**Goal**
Without the pictures, print the lines running from the beginning of the material to the line containing "import seaborn as sns", both ends included.

**Figure scripts**
(begin)

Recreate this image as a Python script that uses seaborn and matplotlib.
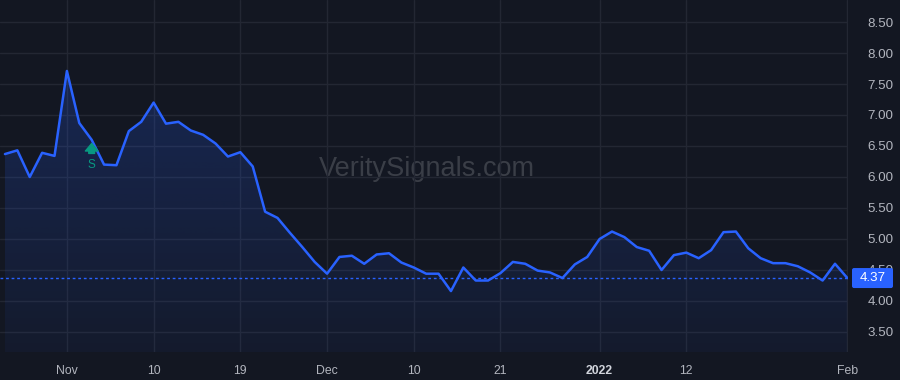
import numpy as np
import pandas as pd
import matplotlib
matplotlib.use("Agg")
import matplotlib.pyplot as plt
import matplotlib.patches as mpatches
from matplotlib.colors import to_rgb
import seaborn as sns

# trading-day closing values, Oct 25 2021 .. Feb 1 2022
prices = [6.37, 6.43, 6.00, 6.39, 6.34, 7.71, 6.87, 6.60, 6.20, 6.19,
          6.74, 6.89, 7.20, 6.86, 6.89, 6.75, 6.68, 6.54, 6.33, 6.40,
          6.17, 5.44, 5.34, 5.10, 4.87, 4.63, 4.44, 4.71, 4.73, 4.60,
          4.75, 4.77, 4.62, 4.54, 4.44, 4.44, 4.16, 4.54, 4.33, 4.33,
          4.45, 4.63, 4.60, 4.49, 4.46, 4.37, 4.59, 4.71, 5.00, 5.12,
          5.03, 4.87, 4.81, 4.50, 4.74, 4.78, 4.69, 4.82, 5.11, 5.12,
          4.85, 4.69, 4.61, 4.61, 4.56, 4.46, 4.33, 4.60, 4.37]
tick_idx = [5, 12, 19, 26, 33, 40, 48, 55, 68]
tick_labels = ["Nov", "10", "19", "Dec", "10", "21", "2022", "12", "Feb"]
y_ticks = [3.5, 4.0, 4.5, 5.0, 5.5, 6.0, 6.5, 7.0, 7.5, 8.0, 8.5]
signal_idx = 7
signal_label = "S"
last_price = prices[-1]

BG = "#131722"
GRID = "#232733"
LINE = "#2962FF"
TXT = "#b2b5be"

sns.set_theme(style="dark", rc={"axes.facecolor": BG, "figure.facecolor": BG})
plt.rcParams["font.family"] = ["Liberation Sans", "DejaVu Sans"]

df = pd.DataFrame({"idx": np.arange(len(prices)), "price": prices})

fig = plt.figure(figsize=(9, 3.8), dpi=100)
ax = fig.add_axes([0, 28 / 380, 848 / 900, 352 / 380])
ax.set_facecolor(BG)

XL = (-0.4, 68.05)
YL = (3.177, 8.855)
ax.set_xlim(*XL)
ax.set_ylim(*YL)

# gradient area fill under the line
poly = ax.fill_between(df["idx"], df["price"], YL[0], color="none", linewidth=0)
rgb = to_rgb(LINE)
ny = 256
grad = np.zeros((ny, 2, 4))
alphas = np.linspace(0.22, 0.05, ny)  # top -> bottom
grad[:, :, 0], grad[:, :, 1], grad[:, :, 2] = rgb
grad[:, :, 3] = alphas[:, None]
top = max(prices)
im = ax.imshow(grad, extent=[XL[0], XL[1], YL[0], top], aspect="auto", origin="upper", zorder=1)
clip = poly.get_paths()[0]
im.set_clip_path(clip, transform=ax.transData)

sns.lineplot(data=df, x="idx", y="price", ax=ax, color=LINE, linewidth=1.8, zorder=3)
ax.set_xlim(*XL)
ax.set_ylim(*YL)

ax.set_yticks(y_ticks)
ax.set_yticklabels([f"{v:.2f}" for v in y_ticks])
ax.yaxis.tick_right()
ax.set_xticks(tick_idx)
ax.set_xticklabels(tick_labels)
ax.tick_params(axis="y", length=0, colors=TXT, labelsize=9.6, pad=14)
ax.tick_params(axis="x", length=0, colors=TXT, labelsize=8.8, pad=9)
for lab in ax.get_xticklabels():
    if lab.get_text() == "2022":
        lab.set_fontweight("bold")
        lab.set_color("#d1d4dc")
ax.grid(True, color=GRID, linewidth=1)
ax.set_xlabel("")
ax.set_ylabel("")
for s in ax.spines.values():
    s.set_visible(False)
ax.axvline(XL[1], color="#2a2e39", linewidth=1, zorder=0)

# last price line and label
ax.axhline(last_price, color=LINE, linewidth=1, linestyle=(0, (2, 2)), zorder=2)
fig.canvas.draw()
px_y = ax.transData.transform((0, last_price))[1]
ax_right = ax.get_window_extent().x1
box = mpatches.FancyBboxPatch((ax_right + 4, px_y - 10), 41, 20,
                              boxstyle="round,pad=0,rounding_size=2",
                              transform=None, fc=LINE, ec="none", zorder=10)
fig.patches.append(box)
fig.text((ax_right + 24.5) / 900, px_y / 380, f"{last_price:.2f}", ha="center", va="center",
         color="white", fontsize=9.6, zorder=11)

# signal marker
sig_y = prices[signal_idx]
ax.annotate("", xy=(signal_idx, sig_y - 0.06), xytext=(signal_idx, sig_y - 0.22),
            arrowprops=dict(arrowstyle="simple,head_width=0.75,head_length=0.45,tail_width=0.35",
                            fc="#089981", ec="#089981", shrinkA=0, shrinkB=0), zorder=4)
ax.text(signal_idx, sig_y - 0.40, signal_label, color="#089981", fontsize=8.5,
        ha="center", va="center", zorder=4)

# watermark
ax.text(0.503, 0.52, "VeritySignals.com", transform=ax.transAxes, ha="center", va="center",
        fontsize=19.5, color="#ffffff", alpha=0.17, zorder=0,
        family=["Liberation Sans", "DejaVu Sans"])

fig.savefig("out.png", dpi=100, facecolor=BG)
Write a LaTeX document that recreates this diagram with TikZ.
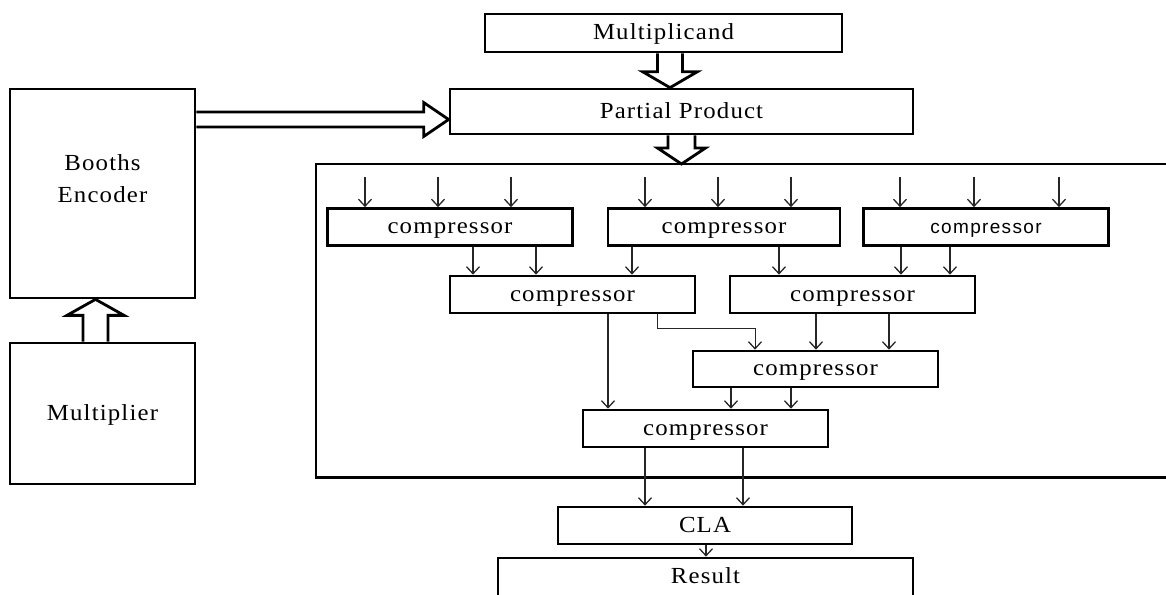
\documentclass[tikz,border=0pt]{standalone}
\usepackage{fontspec}
\setmainfont{Liberation Serif}[LetterSpace=5, FakeStretch=1.08]
\newfontfamily\smallsans{Liberation Sans}[LetterSpace=7]
\usetikzlibrary{arrows.meta,calc}

\newcommand{\blkfont}{\fontsize{23}{32}\selectfont}
% hollow block arrow: start, tip, stem half width, head half width, head length
\newcommand{\fatarrow}[5]{%
  \path #1 coordinate (fatS) #2 coordinate (fatT);
  \path ($(fatT)!#5!(fatS)$) coordinate (fatH);
  \draw[fat] ($(fatS)!#3!90:(fatT)$) -- ($(fatH)!#3!-90:(fatS)$) -- ($(fatH)!#4!-90:(fatS)$) -- (fatT)
    -- ($(fatH)!#4!90:(fatS)$) -- ($(fatH)!#3!90:(fatS)$) -- ($(fatS)!#3!-90:(fatT)$);}

\tikzset{
  blk/.style={draw, line width=2.7pt, fill=white, inner sep=0pt, font=\blkfont,
    text height=16pt, text depth=3pt},
  cmp/.style={blk, minimum width=245pt, minimum height=37pt},
  wire/.style={draw=black!85, line width=1.3pt, -{Straight Barb[length=7pt,width=13pt,line width=1.3pt]}},
  fat/.style={draw, line width=2.8pt, line join=miter},
}

\begin{document}
\begin{tikzpicture}[x=1pt,y=-1pt]
\useasboundingbox (0,0) rectangle (1166,594);
% input side
\node[blk, minimum width=357pt, minimum height=38pt] (mcand) at (663.5,33) {Multiplicand};
\node[blk, minimum width=463pt, minimum height=45pt] (pp) at (681.5,111.5) {Partial Product};
\node[blk, minimum width=185pt, minimum height=209pt,
  label={[yshift=14.5pt, align=center, font=\blkfont]center:Booths\\Encoder}] (booth) at (102.5,193.5) {};
\node[blk, minimum width=185pt, minimum height=141pt] (mult) at (102.5,413.5) {Multiplier};

% compressor tree
\draw[line width=2.6pt] (1170,164) -- (316,164) coordinate (ftop) -- (316,477.5) -- (1170,477.5);
\node[cmp] (cA) at (450,227) {compressor};
\node[cmp, minimum width=232pt] (cB) at (724,227) {compressor};
\node[cmp, font=\smallsans\fontsize{19}{22}\selectfont] (cC) at (986,227) {compressor};
\node[cmp] (cD) at (572.5,294.5) {compressor};
\node[cmp] (cE) at (852.5,294.5) {compressor};
\node[cmp, minimum height=36pt] (cF) at (815.5,369) {compressor};
\node[cmp] (cG) at (705.5,428.5) {compressor};

% output side
\node[blk, minimum width=294pt, minimum height=37pt] (cla) at (705,525.5) {CLA};
\node[blk, minimum width=415pt, minimum height=38pt] (res) at (705.5,577) {Result};

% block arrows
\fatarrow{(670,0 |- mcand.south)}{(670,0 |- pp.north)}{12.5pt}{27.5pt}{16pt}
\fatarrow{(pp.south)}{(pp.south |- ftop)}{13.5pt}{24pt}{16pt}
\fatarrow{(booth.east |- 0,119.5)}{(pp.west |- 0,119.5)}{7.5pt}{17pt}{25pt}
\fatarrow{(95.5,0 |- mult.north)}{(95.5,0 |- booth.south)}{12.5pt}{28.5pt}{16pt}

% partial product bits
\foreach \x in {365,438,511} \draw[wire] (\x,0 |- cA.north) ++(0,-30) -- (\x,0 |- cA.north);
\foreach \x in {645,718,791} \draw[wire] (\x,0 |- cB.north) ++(0,-30) -- (\x,0 |- cB.north);
\foreach \x in {900,974,1059} \draw[wire] (\x,0 |- cC.north) ++(0,-30) -- (\x,0 |- cC.north);

% tree wiring
\foreach \x in {473,536} \draw[wire] (\x,0 |- cA.south) -- (\x,0 |- cD.north);
\draw[wire] (632,0 |- cB.south) -- (632,0 |- cD.north);
\draw[wire] (779,0 |- cB.south) -- (779,0 |- cE.north);
\foreach \x in {901,950} \draw[wire] (\x,0 |- cC.south) -- (\x,0 |- cE.north);
\draw[wire, line width=.8pt] (657,0 |- cD.south) -- ++(0,14) -| (755,0 |- cF.north);
\foreach \x in {816,889} \draw[wire] (\x,0 |- cE.south) -- (\x,0 |- cF.north);
\draw[wire] (608,0 |- cD.south) -- (608,0 |- cG.north);
\foreach \x in {731,791} \draw[wire] (\x,0 |- cF.south) -- (\x,0 |- cG.north);
\foreach \x in {645,743} \draw[wire] (\x,0 |- cG.south) -- (\x,0 |- cla.north);
\draw[wire] (706,0 |- cla.south) -- (706,0 |- res.north);
\end{tikzpicture}
\end{document}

(end)

**Worked solution**
Recreate this image as a Python script that uses seaborn and matplotlib.
import numpy as np
import pandas as pd
import matplotlib
matplotlib.use("Agg")
import matplotlib.pyplot as plt
import matplotlib.patches as mpatches
from matplotlib.colors import to_rgb
import seaborn as sns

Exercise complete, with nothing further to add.